Brooklyn YMCA | Core Studio II

Located along the East river, the YMCA proposal occupies the edge of Williamsburg waterfront. As a reaction to the privately owned public space in the BIG architects’ proposal, I was interested in this idea that the YMCA will give up a portion of their land to be completely public in the form of a greenspace. Therefore, the provocation is to vacate 5 acres of land in front of the YMCA footprint, to be used as grazing land for free roaming cattle. The placement of a pastoral greenspace in the urban fabric of Williamsburg undermines the contemporary positions on land development. It is attempting to resist the issues of late stage capitalistic development driven by land value and the luxury real estate. As a nod to the Wheatfields by Agnes Denes, the paradoxical presence of the bucolic landscape in an urban setting questions the recent history of development as the unchecked totalizing forces of urbanism escalate density, land value, and inequality.
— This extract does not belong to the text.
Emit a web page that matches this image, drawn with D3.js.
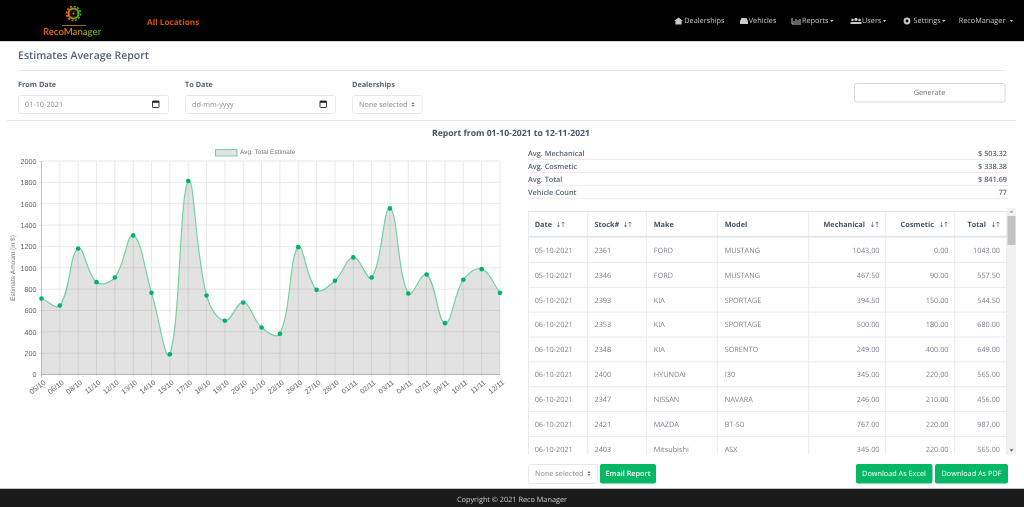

The YMCA itself is a long horizontal bar stretching to the full length of the site, flanked by narrow and tall residential towers. The foregrounding of bucolic landscape monumentalizes the building’s presence on the site. From a distance, the facade of the YMCA and the figure of its towers resonates with the Manhattan skyline on the horizon. As one crosses the grass that buffers the YMCA from the rest of Brookyln, the opacity of the facade dissolves, revealing layers of transparency and reflectivity. Standing before the polycarbonate pane, the image of Brooklyn behind prismatically shifts between glimpses of athletes inside and vistas of the East River. Inside, the lively surface of the swimming pool foregrounds the waters beyond. The facade therefore becomes a mitigator for planes of sight, and a site of convergence between the YMCA and the rest of the city.